Towards Visually-Guided Neuromorphic Robots

 

 

Beobot Prototyping

The base RC-car mobile platform, prepared for our first video shoot, in which we simply mounted a camcorder on it and drove it manually.
The car runs at 25 MPH for about 20 minutes on a standard set of two 7.2V battery packs. We will equip the beobots with four packs and many additional Li-Ion camcorder batteries to power the on-board quad-CPU Beowulf. Ruchi has found cool battery packs and DC/DC converter chips which we are experimenting with.
Controlling the servomechanisms (which allow the robot to turn, accelerate, brake and switch between first and second gear) is working using a serial-to-servo converter and some software which Jen developed. Jen is now putting together a servo-based pan/tilt camera mount for the beobots.
Software to control the diagnostic LCD screen from a standard PC serial port is almost ready, from Jen and Paul.
The dual-CPU embedded motherboards (Rocky-3742EVFG, purchased from www.histar.com.tw) are working great. Eric installed Linux Mandrake 8.1 on a 256MB CompactFlash disk, and it was a breeze.

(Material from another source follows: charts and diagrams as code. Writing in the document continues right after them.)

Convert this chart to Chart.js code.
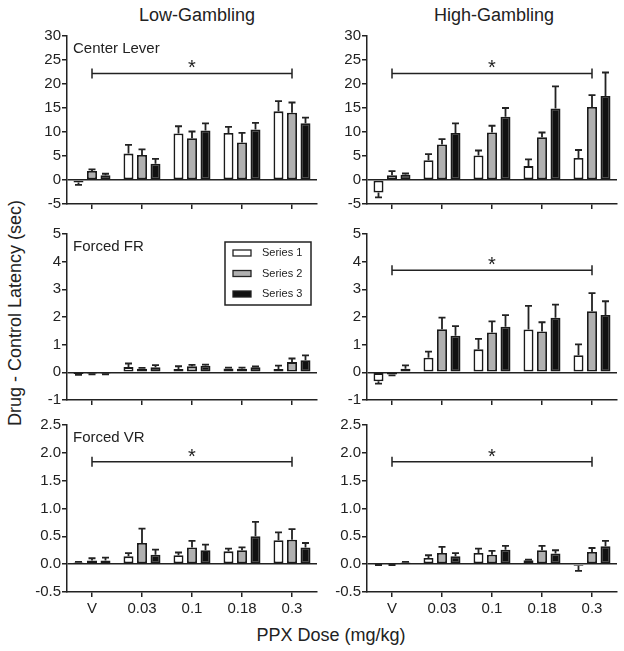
<!DOCTYPE html>
<html>
<head>
    <title>PPX latency panels</title>
    <script src="https://cdn.jsdelivr.net/npm/chart.js"></script>
    <style>
        body { margin: 0; background: #fff; font-family: Arial, "Liberation Sans", sans-serif; }
        #wrap { position: relative; width: 624px; height: 651px; overflow: hidden; }
        #wrap canvas { position: absolute; }
        .lbl { position: absolute; color: #222; white-space: nowrap; transform: translate(-50%, -50%); }
        .big { font-size: 18px; }
        .ytitle { transform: translate(-50%, -50%) rotate(-90deg); }
    </style>
</head>
<body>
<div id="wrap">
    <div class="lbl big" style="left:197px;top:15px">Low-Gambling</div>
    <div class="lbl big" style="left:494px;top:15px">High-Gambling</div>
    <div class="lbl big ytitle" style="left:15px;top:313px">Drug - Control Latency (sec)</div>
    <div class="lbl big" style="left:331px;top:635px">PPX Dose (mg/kg)</div>

    <canvas id="lowCenter" width="320" height="194" style="left:0;top:24px"></canvas>
    <canvas id="highCenter" width="324" height="194" style="left:300px;top:24px"></canvas>
    <canvas id="lowFR" width="320" height="192" style="left:0;top:222px"></canvas>
    <canvas id="highFR" width="324" height="192" style="left:300px;top:222px"></canvas>
    <canvas id="lowVR" width="320" height="219" style="left:0;top:413px"></canvas>
    <canvas id="highVR" width="324" height="219" style="left:300px;top:413px"></canvas>
</div>

<script>
    // doses on the x axis, one group of three bars each
    const categories = ['V', '0.03', '0.1', '0.18', '0.3'];
    const seriesNames = ['Series 1', 'Series 2', 'Series 3'];
    const seriesColors = ['#ffffff', '#b0b0b0', '#111111'];

    // Center Lever (sec), rows = series 1..3
    const lowCenterMeans = [
        [-0.5, 5.5, 9.7, 9.8, 14.3],
        [1.9, 5.2, 8.7, 7.8, 14.0],
        [1.0, 3.4, 10.3, 10.5, 11.8]
    ];
    const lowCenterErr = [
        [0.5, 1.8, 1.5, 1.25, 2.15],
        [0.3, 1.2, 1.4, 2.0, 2.15],
        [0.3, 1.0, 1.5, 1.4, 1.2]
    ];
    const highCenterMeans = [
        [-2.6, 4.1, 5.1, 2.9, 4.6],
        [1.0, 7.4, 9.9, 8.9, 15.2],
        [1.1, 9.8, 13.2, 14.9, 17.5]
    ];
    const highCenterErr = [
        [1.0, 1.3, 1.05, 1.4, 1.65],
        [0.85, 1.1, 1.4, 1.0, 2.5],
        [0.25, 2.0, 1.8, 4.6, 4.9]
    ];

    // Forced FR
    const lowFRMeans = [
        [-0.06, 0.19, 0.12, 0.14, 0.12],
        [-0.04, 0.13, 0.22, 0.13, 0.37],
        [-0.04, 0.18, 0.24, 0.18, 0.44]
    ];
    const lowFRErr = [
        [0.03, 0.13, 0.1, 0.03, 0.12],
        [0.03, 0.03, 0.05, 0.04, 0.13],
        [0.03, 0.08, 0.04, 0.03, 0.17]
    ];
    const highFRMeans = [
        [-0.32, 0.53, 0.83, 1.55, 0.62],
        [-0.08, 1.56, 1.44, 1.48, 2.21],
        [0.13, 1.32, 1.65, 1.97, 2.07]
    ];
    const highFRErr = [
        [0.09, 0.22, 0.38, 0.85, 0.39],
        [0.03, 0.42, 0.4, 0.33, 0.65],
        [0.12, 0.35, 0.42, 0.48, 0.5]
    ];

    // Forced VR
    const lowVRMeans = [
        [0.03, 0.14, 0.16, 0.23, 0.43],
        [0.066, 0.38, 0.3, 0.25, 0.44],
        [0.066, 0.17, 0.25, 0.5, 0.3]
    ];
    const lowVRErr = [
        [0.01, 0.06, 0.05, 0.05, 0.14],
        [0.04, 0.26, 0.12, 0.05, 0.19],
        [0.05, 0.09, 0.1, 0.26, 0.08]
    ];
    const highVRMeans = [
        [-0.01, 0.11, 0.2, 0.07, -0.03],
        [-0.01, 0.2, 0.17, 0.25, 0.22],
        [0.03, 0.14, 0.26, 0.19, 0.32]
    ];
    const highVRErr = [
        [0.005, 0.05, 0.08, 0.01, 0.09],
        [0.005, 0.11, 0.07, 0.08, 0.07],
        [0.01, 0.06, 0.07, 0.06, 0.1]
    ];

    const FONT = 'Arial, "Liberation Sans", sans-serif';
    const INK = '#222';

    // error bars: one-sided, away from zero
    const errorBars = {
        id: 'errorBars',
        afterDatasetsDraw(chart) {
            const ctx = chart.ctx, ys = chart.scales.y;
            ctx.save();
            ctx.strokeStyle = INK;
            ctx.lineWidth = 1.8;
            chart.data.datasets.forEach((ds, di) => {
                chart.getDatasetMeta(di).data.forEach((bar, i) => {
                    const v = ds.data[i], e = ds.errors[i];
                    const end = ys.getPixelForValue(v < 0 ? v - e : v + e);
                    ctx.beginPath();
                    ctx.moveTo(bar.x, bar.y);
                    ctx.lineTo(bar.x, end);
                    ctx.moveTo(bar.x - 3.5, end);
                    ctx.lineTo(bar.x + 3.5, end);
                    ctx.stroke();
                });
            });
            ctx.restore();
        }
    };

    // significance bracket V..0.3 with a star, panel label, legend box
    const panelExtras = {
        id: 'panelExtras',
        afterDraw(chart, args, opts) {
            const ctx = chart.ctx, a = chart.chartArea;
            const xs = chart.scales.x, ys = chart.scales.y;
            ctx.save();
            if (opts.label) {
                ctx.fillStyle = INK;
                ctx.font = '15px ' + FONT;
                ctx.textBaseline = 'middle';
                ctx.textAlign = 'left';
                ctx.fillText(opts.label, a.left + 6, a.top + 13);
            }
            if (opts.bracket != null) {
                const y = ys.getPixelForValue(opts.bracket);
                const x0 = xs.getPixelForValue(0), x1 = xs.getPixelForValue(categories.length - 1);
                ctx.strokeStyle = INK;
                ctx.lineWidth = 1.5;
                ctx.beginPath();
                ctx.moveTo(x0, y); ctx.lineTo(x1, y);
                ctx.moveTo(x0, y - 5); ctx.lineTo(x0, y + 5);
                ctx.moveTo(x1, y - 5); ctx.lineTo(x1, y + 5);
                ctx.stroke();
                ctx.fillStyle = INK;
                ctx.font = '20px ' + FONT;
                ctx.textAlign = 'center';
                ctx.textBaseline = 'alphabetic';
                ctx.fillText('*', xs.getPixelForValue(2), y + 1);
            }
            if (opts.legend) {
                const bx = a.right - 92, by = a.top + 8, bw = 86, bh = 63;
                ctx.strokeStyle = INK;
                ctx.lineWidth = 1.5;
                ctx.strokeRect(bx, by, bw, bh);
                ctx.font = '11px ' + FONT;
                ctx.textAlign = 'left';
                ctx.textBaseline = 'middle';
                chart.data.datasets.forEach((ds, i) => {
                    const cy = by + 11 + i * 20.5;
                    ctx.fillStyle = ds.backgroundColor;
                    ctx.fillRect(bx + 8, cy - 3, 18, 6);
                    ctx.lineWidth = 1.3;
                    ctx.strokeRect(bx + 8, cy - 3, 18, 6);
                    ctx.fillStyle = INK;
                    ctx.fillText(ds.label, bx + 37, cy);
                });
            }
            ctx.restore();
        }
    };

    function makePanel(id, means, errs, yMin, yMax, step, extras, showX) {
        const ctx = document.getElementById(id).getContext('2d');
        return new Chart(ctx, {
            type: 'bar',
            data: {
                labels: categories,
                datasets: seriesNames.map((name, s) => ({
                    label: name,
                    data: means[s],
                    errors: errs[s],
                    backgroundColor: seriesColors[s],
                    borderColor: '#1a1a1a',
                    borderWidth: 1.8,
                    borderSkipped: false,
                    categoryPercentage: 0.81,
                    barPercentage: 0.74
                }))
            },
            options: {
                responsive: false,
                animation: false,
                layout: { padding: { top: 12, bottom: 6, left: 0, right: id.startsWith('low') ? 3 : 7 } },
                plugins: {
                    legend: { display: false },
                    tooltip: { enabled: false },
                    panelExtras: extras
                },
                scales: {
                    x: {
                        grid: { offset: false, drawOnChartArea: false, tickLength: 5, color: INK, lineWidth: 1.5 },
                        border: { color: INK, width: 1.5 },
                        ticks: { display: showX, color: INK, font: { size: 15, family: FONT }, padding: 3, maxRotation: 0 },
                        afterFit: s => { s.height = showX ? 34 : 8; }
                    },
                    y: {
                        min: yMin, max: yMax,
                        grid: {
                            drawOnChartArea: true,
                            color: c => (c.tick && c.tick.value === 0) ? INK : 'rgba(0,0,0,0)',
                            tickColor: INK, tickLength: 5, lineWidth: 1.5
                        },
                        border: { color: INK, width: 1.5 },
                        ticks: {
                            stepSize: step, color: INK, padding: 1,
                            font: { size: 15, family: FONT },
                            callback: v => step < 1 ? Number(v).toFixed(1) : String(v)
                        },
                        afterFit: s => { s.width = 67; }
                    }
                }
            },
            plugins: [errorBars, panelExtras]
        });
    }

    makePanel('lowCenter', lowCenterMeans, lowCenterErr, -5, 30, 5, { label: 'Center Lever', bracket: 22.2 }, false);
    makePanel('highCenter', highCenterMeans, highCenterErr, -5, 30, 5, { bracket: 22.2 }, false);
    makePanel('lowFR', lowFRMeans, lowFRErr, -1, 5, 1, { label: 'Forced FR', legend: true }, false);
    makePanel('highFR', highFRMeans, highFRErr, -1, 5, 1, { bracket: 3.69 }, false);
    makePanel('lowVR', lowVRMeans, lowVRErr, -0.5, 2.5, 0.5, { label: 'Forced VR', bracket: 1.84 }, true);
    makePanel('highVR', highVRMeans, highVRErr, -0.5, 2.5, 0.5, { bracket: 1.84 }, true);
</script>
</body>
</html>
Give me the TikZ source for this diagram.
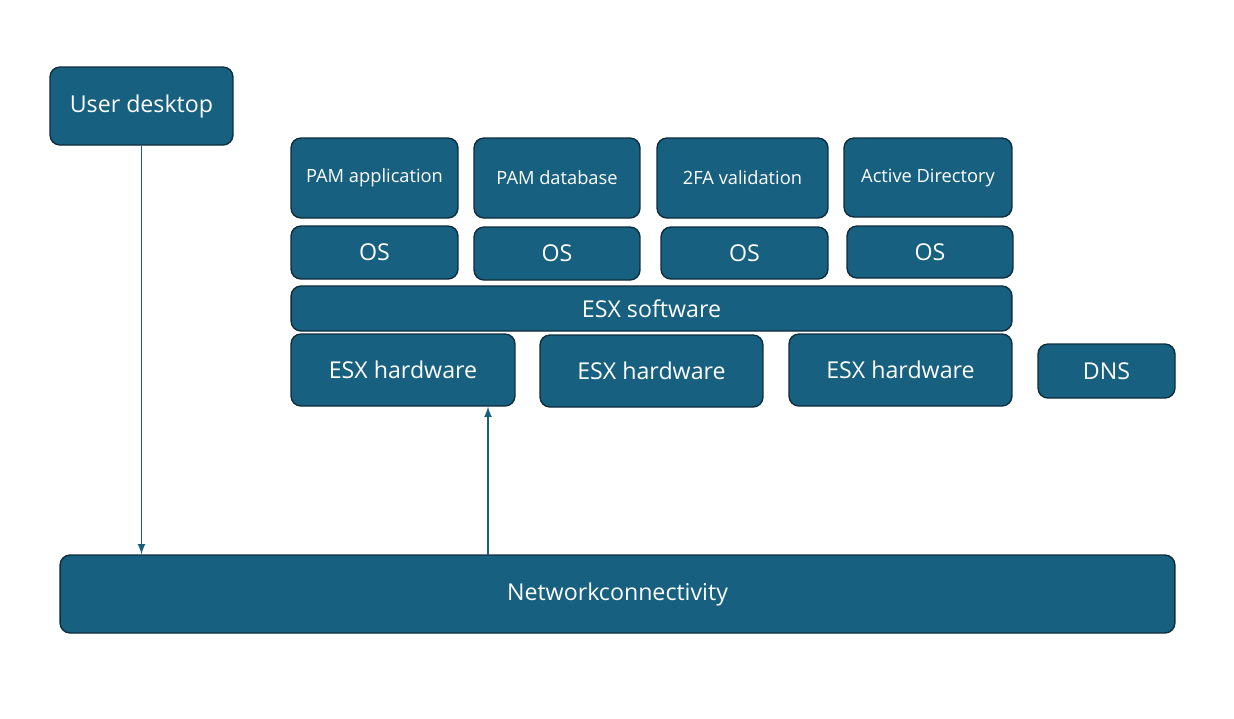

The Gigabit Ethernet chip (which will link both boards in each beobot) was not automatically recognized during installation, but a kernel module is available for it, so it was trivial to configure. The default kernel did not include support for 1GB of memory, so we are cooking up a custom kernel with all the drivers required for the board. Video, sound, ieee1394, serial, parallel, etc are all working great under Linux.
We just wrote a high-level driver for these cool firewire (IEEE-1394) cameras. Each Beobot will have two such cameras, mounted on a pan/tilt head composed of two servomechanisms.
Eric and Tony finish to prepare the robot for its first trip outdoors (under human control). Check it out here (8.5 MB MPEG movie, 30 fps). In this movie sequence, the attention model has its internal memory (inhibition of return) turned on, so, once it looks at any given object, it will not come back to it for a few seconds. In this respect, the attentional fixations shown in this movie differ from ours, as we tend to continuously fixate one interesting object when we find one that is relevant to our current task. Note how the model does find most interesting objects in the scene (hands, people, trees, pillars) though it only very briefly attends to each one. The autonomous beobots will use a combination of our attention model (to find possible obstacles and landmarks), a navigation system based on a rapid computation of the gist of the scene (where the road is, where the sky is, etc), and localized object recognition linked to the attention model, so that we can identify the targets being attended to.
Nathan completed soldering together a prototype of our infernal power conversion system, which delivers up to 34A @ 5V to the CPU boards from batteries. Looks like we can power all four CPUs for slightly over an hour from 8 standard R/C battery packs. Great!
Mounting the CPU boards onto the car chassis was challenging because the CPU boards have no mounting holes pre-drilled in them, and component density is so high that there is absolutely no room to drill anywhere on the boards. April found a great way of solving thie problem: the CPU boards rest on a rubber mat in which appropriate cut-outs have been laser-cut to accommodate for the various components soldered on the back side of the CPU boards. The rubber mat rests on a solid piece of laser-cut clear acrylic, the base board. Finally, a piece of thin laser-cut acrylic fits tightly around the CPU boards so that they cannot shift. The CPU boards are then maintained in place by many screws just adjacent to the CPU boards, so that the screw heads hold the boards without requiring any drilling into the boards. Click here for a larger image.
The final version of our infernal power conversion system is ready for fabrication. The schematic diagram and printed circuit board layout were done using the freeware version of Eagle PCB software from Cadsoft. The circuit just fits within the 3x4in maximum board size available in the freeware vesion of Eagle PCB. Thank you Cadsoft!
Daesu completed a simple circuit (shown in front of the two motors) that allows us to switch between PC-controlled and radio-controlled by flipping a switch on the radio controller. This will allow us to easily take over the control of the robot in case of bug in our vision algorithms.
The main platform, shown here from below, is ready to go. On the left, the mini-SSC interfaces the PCs to the car's servomechanism. On the right, the fan-cooled power conversion module delivers power to the CPUs from camcorder battery packs.
The first prototype is basically ready and working; the last few components missing on this picture are the batteries, the protective shell, and the pan/tilt camera mounts.
Hook it up, install Linux Mandrake 8.2 on the flash drives, and off you go!
This laser-cut control panel at the back of the robot was a real pain to assemble, because we had to cut and solder a zillion custom cables. But it is really useful to connect the beobot to a monitor, keyboard, mouse, GPS, speakers and microphone, various USB devices, etc.